III. Peeking Under the Altar

Finally I would like to make some very brief general comments on the book as such, as a book. Gschwandtner writes with a welcome transparency and obvious wellspring of knowledge that runs extremely deep, especially when it comes to phenomenologists in the French tradition, and her chapter structuring of firstly reviewing background Orthodox theological concerns, background phenomenological concerns, and then applying each to her own concerns vis-à-vis liturgical praxis was clear and easy to follow. It was also, however, unfortunately rather surgical and I found myself engaged with the text only in rare instances.

There is a tendency too towards repetition, in which a particular point is made and then immediately remade via rephrasing; both this aspect and the general style adopted made me think that the work is perhaps aimed at an undergraduate audience, meant to be used as a course textbook.
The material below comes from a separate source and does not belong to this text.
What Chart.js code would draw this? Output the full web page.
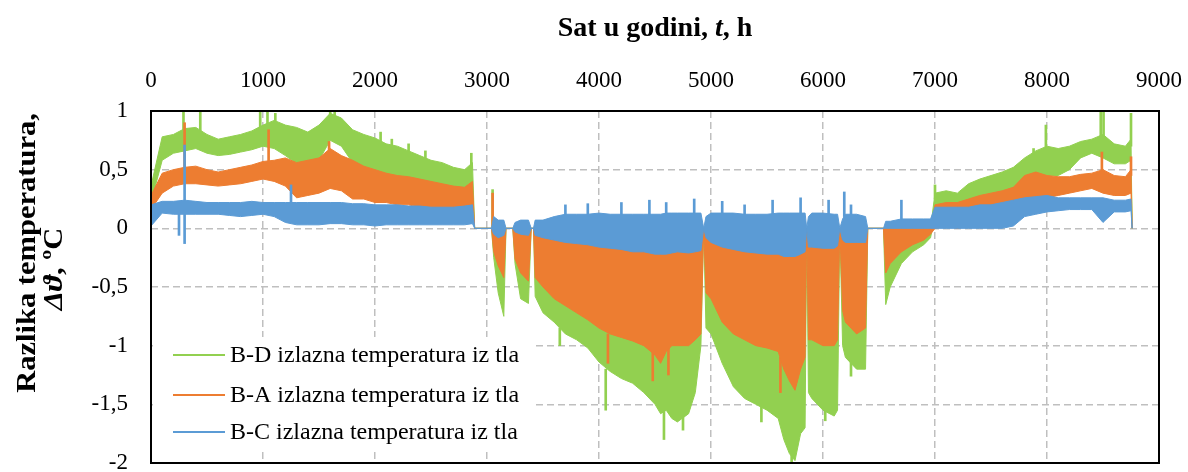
<!DOCTYPE html>
<html>
<head>
<meta charset="utf-8">
<script src="https://cdn.jsdelivr.net/npm/chart.js@4.4.1/dist/chart.umd.min.js"></script>
<style>
  html, body { margin: 0; padding: 0; background: #fff; }
  #wrap { width: 1188px; height: 472px; }
</style>
</head>
<body>
<div id="wrap"><canvas id="chart" width="1188" height="472"></canvas></div>
<script>
// hour of the year (shared x values for the envelopes)
const hours = [
  0, 100, 200, 300, 400, 500, 600, 700, 800, 900,
  1000, 1100, 1200, 1300, 1400, 1500, 1600, 1700, 1800, 1900,
  2000, 2100, 2200, 2300, 2400, 2500, 2600, 2700, 2800, 2870,
  2890, 3040, 3060, 3100, 3150, 3170, 3230, 3250, 3300, 3370,
  3395, 3415, 3430, 3500, 3600, 3700, 3800, 3900, 4000, 4100,
  4200, 4300, 4400, 4500, 4550, 4600, 4650, 4700, 4800, 4860,
  4910, 4935, 4955, 5000, 5100, 5200, 5300, 5400, 5500, 5600,
  5650, 5700, 5750, 5800, 5840, 5855, 5870, 5900, 6000, 6100,
  6130, 6150, 6175, 6200, 6300, 6380, 6400, 6540, 6560, 6600,
  6700, 6800, 6900, 6960, 7000, 7100, 7200, 7300, 7400, 7500,
  7600, 7700, 7800, 7900, 8000, 8100, 8200, 8300, 8400, 8500,
  8600, 8700, 8750, 8760
];

// B-D (green): upper / lower edge of the band
const greenHi = [
  0.36, 0.78, 0.80, 0.85, 0.86, 0.80, 0.76, 0.78, 0.80, 0.83,
  0.88, 0.92, 0.88, 0.86, 0.82, 0.88, 0.98, 0.94, 0.84, 0.80,
  0.77, 0.72, 0.70, 0.66, 0.62, 0.58, 0.56, 0.52, 0.50, 0.56,
  0, 0, 0, 0, 0, 0, 0, 0, 0, 0,
  0, 0, 0, 0, 0, 0, 0, 0, 0, 0,
  0, 0, 0, 0, 0, 0, 0, 0, 0, 0,
  0, 0, 0, 0, 0, 0, 0, 0, 0, 0,
  0, 0, 0, 0, 0, 0, 0, 0, 0, 0,
  0, 0, 0, 0, 0, 0, 0, 0, 0, 0,
  0, 0, 0, 0, 0.30, 0.32, 0.30, 0.38, 0.42, 0.45,
  0.48, 0.52, 0.60, 0.66, 0.70, 0.68, 0.70, 0.74, 0.76, 0.80,
  0.72, 0.70, 0.76, 0
];
const greenLo = [
  0.22, 0.58, 0.64, 0.66, 0.68, 0.64, 0.62, 0.63, 0.65, 0.67,
  0.70, 0.68, 0.62, 0.55, 0.55, 0.58, 0.75, 0.70, 0.56, 0.52,
  0.50, 0.45, 0.42, 0.40, 0.36, 0.34, 0.32, 0.30, 0.28, 0.30,
  0, 0, -0.25, -0.55, -0.75, 0, 0, -0.30, -0.60, -0.64,
  0, 0, -0.58, -0.72, -0.80, -0.90, -0.95, -1.02, -1.14, -1.22,
  -1.28, -1.32, -1.40, -1.50, -1.58, -1.55, -1.62, -1.65, -1.58, -1.40,
  -1.00, 0, -0.85, -0.90, -1.15, -1.35, -1.45, -1.50, -1.55, -1.62,
  -1.80, -1.92, -1.98, -1.75, -1.70, 0, -1.40, -1.45, -1.55, -1.60,
  -1.55, 0, -1.00, -1.10, -1.20, -1.20, 0, 0, -0.65, -0.50,
  -0.30, -0.20, -0.14, -0.08, 0.10, 0.12, 0.10, 0.10, 0.12, 0.15,
  0.20, 0.22, 0.35, 0.40, 0.45, 0.45, 0.50, 0.60, 0.64, 0.60,
  0.55, 0.55, 0.58, 0
];

// B-A (orange)
const orangeHi = [
  0.28, 0.47, 0.50, 0.52, 0.53, 0.50, 0.48, 0.50, 0.52, 0.54,
  0.57, 0.58, 0.60, 0.56, 0.58, 0.60, 0.68, 0.62, 0.58, 0.53,
  0.50, 0.47, 0.45, 0.44, 0.42, 0.40, 0.38, 0.36, 0.35, 0.40,
  0, 0, 0, 0, 0, 0, 0, 0, 0, 0,
  0, 0, 0, 0, 0, 0, 0, 0, 0, 0,
  0, 0, 0, 0, 0, 0, 0, 0, 0, 0,
  0, 0, 0, 0, 0, 0, 0, 0, 0, 0,
  0, 0, 0, 0, 0, 0, 0, 0, 0, 0,
  0, 0, 0, 0, 0, 0, 0, 0, 0, 0,
  0, 0, 0, 0, 0.20, 0.22, 0.22, 0.25, 0.28, 0.30,
  0.32, 0.35, 0.45, 0.48, 0.45, 0.44, 0.44, 0.46, 0.47, 0.50,
  0.45, 0.44, 0.50, 0
];
const orangeLo = [
  0.16, 0.30, 0.36, 0.38, 0.38, 0.37, 0.36, 0.37, 0.38, 0.40,
  0.42, 0.40, 0.36, 0.26, 0.28, 0.30, 0.34, 0.32, 0.25, 0.25,
  0.22, 0.22, 0.20, 0.20, 0.18, 0.18, 0.17, 0.17, 0.16, 0.18,
  0, 0, -0.20, -0.32, -0.42, 0, 0, -0.26, -0.38, -0.45,
  0, 0, -0.42, -0.50, -0.60, -0.66, -0.72, -0.78, -0.85, -0.90,
  -0.93, -0.96, -1.00, -1.08, -1.15, -1.05, -1.00, -1.00, -1.00, -0.95,
  -0.90, 0, -0.55, -0.60, -0.80, -0.90, -0.95, -1.00, -1.02, -1.05,
  -1.20, -1.30, -1.38, -1.20, -1.10, 0, -0.95, -0.95, -1.00, -1.00,
  -0.95, 0, -0.70, -0.80, -0.90, -0.85, 0, 0, -0.38, -0.30,
  -0.20, -0.14, -0.10, -0.05, 0.00, 0.02, 0.00, 0.02, 0.03, 0.05,
  0.10, 0.12, 0.20, 0.24, 0.26, 0.28, 0.30, 0.32, 0.34, 0.30,
  0.28, 0.28, 0.30, 0
];

// B-C (blue)
const blueHi = [
  0.20, 0.23, 0.23, 0.24, 0.23, 0.22, 0.22, 0.22, 0.22, 0.23,
  0.22, 0.22, 0.22, 0.22, 0.22, 0.22, 0.22, 0.22, 0.21, 0.21,
  0.20, 0.20, 0.20, 0.19, 0.19, 0.18, 0.18, 0.18, 0.19, 0.20,
  0, 0, 0.10, 0.07, 0.07, 0, 0, 0.05, 0.07, 0.07,
  0, 0, 0.07, 0.07, 0.10, 0.12, 0.12, 0.12, 0.13, 0.12,
  0.12, 0.12, 0.12, 0.12, 0.12, 0.13, 0.13, 0.13, 0.13, 0.13,
  0.13, 0, 0.10, 0.13, 0.13, 0.13, 0.12, 0.12, 0.12, 0.13,
  0.13, 0.13, 0.13, 0.13, 0.13, 0, 0.10, 0.13, 0.13, 0.12,
  0.12, 0, 0.08, 0.12, 0.12, 0.10, 0, 0, 0.06, 0.06,
  0.08, 0.08, 0.08, 0.08, 0.18, 0.18, 0.18, 0.18, 0.20, 0.20,
  0.22, 0.24, 0.26, 0.27, 0.28, 0.26, 0.26, 0.26, 0.26, 0.26,
  0.24, 0.24, 0.25, 0
];
const blueLo = [
  0.02, 0.13, 0.12, 0.12, 0.12, 0.12, 0.12, 0.11, 0.10, 0.11,
  0.12, 0.10, 0.05, 0.03, 0.03, 0.03, 0.04, 0.04, 0.03, 0.03,
  0.02, 0.03, 0.03, 0.03, 0.03, 0.03, 0.03, 0.03, 0.03, 0.04,
  0, 0, -0.05, -0.08, -0.06, 0, 0, -0.03, -0.05, -0.06,
  0, 0, -0.06, -0.08, -0.10, -0.12, -0.13, -0.14, -0.16, -0.17,
  -0.18, -0.20, -0.20, -0.22, -0.22, -0.22, -0.21, -0.20, -0.21, -0.20,
  -0.19, 0, -0.08, -0.12, -0.16, -0.18, -0.20, -0.21, -0.22, -0.22,
  -0.24, -0.24, -0.24, -0.22, -0.20, 0, -0.16, -0.16, -0.17, -0.17,
  -0.15, 0, -0.10, -0.12, -0.12, -0.12, 0, 0, 0.00, 0.00,
  0.00, 0.00, 0.00, 0.00, 0.00, 0.00, 0.00, 0.00, 0.00, 0.00,
  0.00, 0.02, 0.10, 0.12, 0.14, 0.15, 0.16, 0.16, 0.16, 0.05,
  0.14, 0.14, 0.15, 0
];

// single-hour spikes sticking out of the bands
const greenSpikeHours = [290, 440, 975, 1040, 1110, 1600, 1640, 2050, 2150, 2300, 2450, 2860,
  3050, 3650, 4060, 4580, 4750, 5450, 5720, 6020, 6250, 7000, 7880, 7990, 8480, 8505, 8750];
const greenSpikeLo = [0.80, 0.80, 0.80, 0.85, 0.85, 0.90, 0.90, 0.70, 0.65, 0.60, 0.55, 0.50,
  0.00, -0.85, -1.20, -1.55, -1.60, -1.45, -1.90, -1.50, -1.10, 0.25, 0.55, 0.65, 0.75, 0.75, 0.70];
const greenSpikeHi = [1.00, 1.00, 1.00, 1.00, 0.98, 1.00, 1.00, 0.82, 0.76, 0.72, 0.66, 0.64,
  0.33, -1.00, -1.55, -1.80, -1.72, -1.65, -2.00, -1.64, -1.26, 0.37, 0.68, 0.88, 1.00, 1.00, 0.98];
const orangeSpikeHours = [300, 1050, 1590, 3050, 4080, 4480, 4620, 5620, 8490, 8750];
const orangeSpikeLo = [0.50, 0.55, 0.60, 0.00, -0.90, -1.05, -1.00, -1.10, 0.45, 0.45];
const orangeSpikeHi = [0.90, 0.84, 0.74, 0.30, -1.15, -1.30, -1.25, -1.40, 0.65, 0.61];
const blueSpikeHours = [250, 300, 1250, 3700, 3900, 4200, 4450, 4600, 4850, 5100, 5300, 5550, 5800, 6050, 6190, 6250, 6700];
const blueSpikeLo = [-0.06, -0.13, 0.20, 0.10, 0.10, 0.10, 0.10, 0.10, 0.10, 0.10, 0.10, 0.10, 0.10, 0.10, 0.10, 0.10, 0.05];
const blueSpikeHi = [0.12, 0.71, 0.37, 0.20, 0.21, 0.22, 0.24, 0.22, 0.25, 0.23, 0.20, 0.24, 0.26, 0.24, 0.31, 0.20, 0.24];

const seriesNames = [
  'B-D izlazna temperatura iz tla',
  'B-A izlazna temperatura iz tla',
  'B-C izlazna temperatura iz tla'
];
const GREEN = '#92D050', ORANGE = '#ED7D31', BLUE = '#5B9BD5';
const SERIF = "'Liberation Serif', 'Times New Roman', serif";

const pts = vals => hours.map((h, i) => ({ x: h, y: vals[i] }));

function band(color, hi, lo, spH, spLo, spHi) {
  return [
    { type: 'line', data: pts(hi), borderColor: color, backgroundColor: color,
      borderWidth: 1, pointRadius: 0, tension: 0, fill: '+1' },
    { type: 'line', data: pts(lo), borderColor: color, borderWidth: 1,
      pointRadius: 0, tension: 0, fill: false },
    { type: 'bar', data: spH.map((h, i) => ({ x: h, y: [spLo[i], spHi[i]] })),
      backgroundColor: color, barThickness: 2, grouped: false }
  ];
}

// earlier datasets are drawn on top -> blue first, green last
const datasets = [
  ...band(BLUE, blueHi, blueLo, blueSpikeHours, blueSpikeLo, blueSpikeHi),
  ...band(ORANGE, orangeHi, orangeLo, orangeSpikeHours, orangeSpikeLo, orangeSpikeHi),
  ...band(GREEN, greenHi, greenLo, greenSpikeHours, greenSpikeLo, greenSpikeHi)
];

function richText(ctx, parts, cx, y) {
  let total = 0;
  parts.forEach(p => { ctx.font = p[1]; total += ctx.measureText(p[0]).width; });
  let x = cx - total / 2;
  ctx.textAlign = 'left';
  parts.forEach(p => { ctx.font = p[1]; ctx.fillText(p[0], x, y); x += ctx.measureText(p[0]).width; });
}

const decor = {
  id: 'decor',
  afterDatasetsDraw(chart) {
    const ctx = chart.ctx;
    const a = chart.chartArea;
    ctx.save();
    // legend box inside the plot
    ctx.fillStyle = '#fff';
    ctx.fillRect(a.left + 2, 337, 380, 114);
    const cols = [GREEN, ORANGE, BLUE];
    const rows = [355, 395, 432];
    ctx.font = '24px ' + SERIF;
    ctx.textBaseline = 'middle';
    ctx.textAlign = 'left';
    rows.forEach((y, i) => {
      ctx.strokeStyle = cols[i];
      ctx.lineWidth = 2;
      ctx.beginPath();
      ctx.moveTo(a.left + 22, y);
      ctx.lineTo(a.left + 74, y);
      ctx.stroke();
      ctx.fillStyle = '#000';
      ctx.fillText(seriesNames[i], a.left + 79, y + 1);
    });
    ctx.restore();
  },
  afterDraw(chart) {
    const ctx = chart.ctx;
    const a = chart.chartArea;
    ctx.save();
    ctx.strokeStyle = '#000';
    ctx.lineWidth = 2;
    ctx.strokeRect(a.left, a.top, a.right - a.left, a.bottom - a.top);

    const bold = 'bold 28px ' + SERIF;
    const boldIt = 'italic bold 28px ' + SERIF;
    ctx.fillStyle = '#000';
    ctx.textBaseline = 'alphabetic';
    richText(ctx, [['Sat u godini, ', bold], ['t', boldIt], [', h', bold]], (a.left + a.right) / 2, 36);

    ctx.save();
    ctx.translate(35, 253);
    ctx.rotate(-Math.PI / 2);
    ctx.scale(1.09, 1);
    richText(ctx, [['Razlika temperatura,', bold]], 0, 0);
    ctx.restore();
    ctx.save();
    ctx.translate(62, 269);
    ctx.rotate(-Math.PI / 2);
    ctx.scale(1.09, 1);
    richText(ctx, [['\u0394\u03D1', boldIt], [', \u00BAC', bold]], 0, 0);
    ctx.restore();
    ctx.restore();
  }
};

new Chart(document.getElementById('chart'), {
  type: 'line',
  data: { datasets },
  options: {
    responsive: false,
    animation: false,
    events: [],
    layout: { padding: { top: 0, left: 0, right: 29, bottom: 9 } },
    plugins: { legend: { display: false }, tooltip: { enabled: false } },
    scales: {
      x: {
        type: 'linear', position: 'top', min: 0, max: 9000, offset: false,
        ticks: { stepSize: 1000, color: '#000', padding: 16, maxRotation: 0, autoSkip: false,
                 font: { family: SERIF, size: 23 }, callback: v => String(v) },
        grid: { color: '#BFBFBF', lineWidth: 1.5, drawTicks: false, offset: false },
        border: { display: false, dash: [7, 4] },
        afterFit(s) { s.height = 111; s.paddingLeft = 0; s.paddingRight = 0; }
      },
      y: {
        min: -2, max: 1,
        ticks: { stepSize: 0.5, color: '#000', padding: 23,
                 font: { family: SERIF, size: 23 },
                 callback: v => String(v).replace('.', ',') },
        grid: { color: '#BFBFBF', lineWidth: 1.5, drawTicks: false },
        border: { display: false, dash: [7, 4] },
        afterFit(s) { s.width = 151; s.paddingTop = 0; s.paddingBottom = 0; }
      }
    }
  },
  plugins: [decor]
});
</script>
</body>
</html>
Naturally there is nothing amiss with that, and anyone teaching a subject where this might fit could well benefit from its inclusion; I mention it only as an impression imparted. What would really have helped my reading experience (phenomenology!), however, would be the inclusion of a glossary for the detailed and undefined Orthodox and/or broadly Christian terminology that Gschwandtner frequently uses. I am not sure why the publisher did not include a listing at the back or a similar device (I presume this was an editorial decision, but perhaps it was an authorial one), but terms like troparion, kontakion, Theotokos, Pascha, ekphrasis, Aposticha, parousia, eschaton, and kenosis will in likelihood only be fully understood by a small set of readers, whereas a text internal guide or reference would be gratefully accepted by all. Those issues aside, scholars of whatever sort will find food for thought in Gschwandtner’s work and an addition to the subfield of the phenomenology of religion that is ready for comparison with other studies that either do not overtly cover liturgical matters or do so from a differing tradition.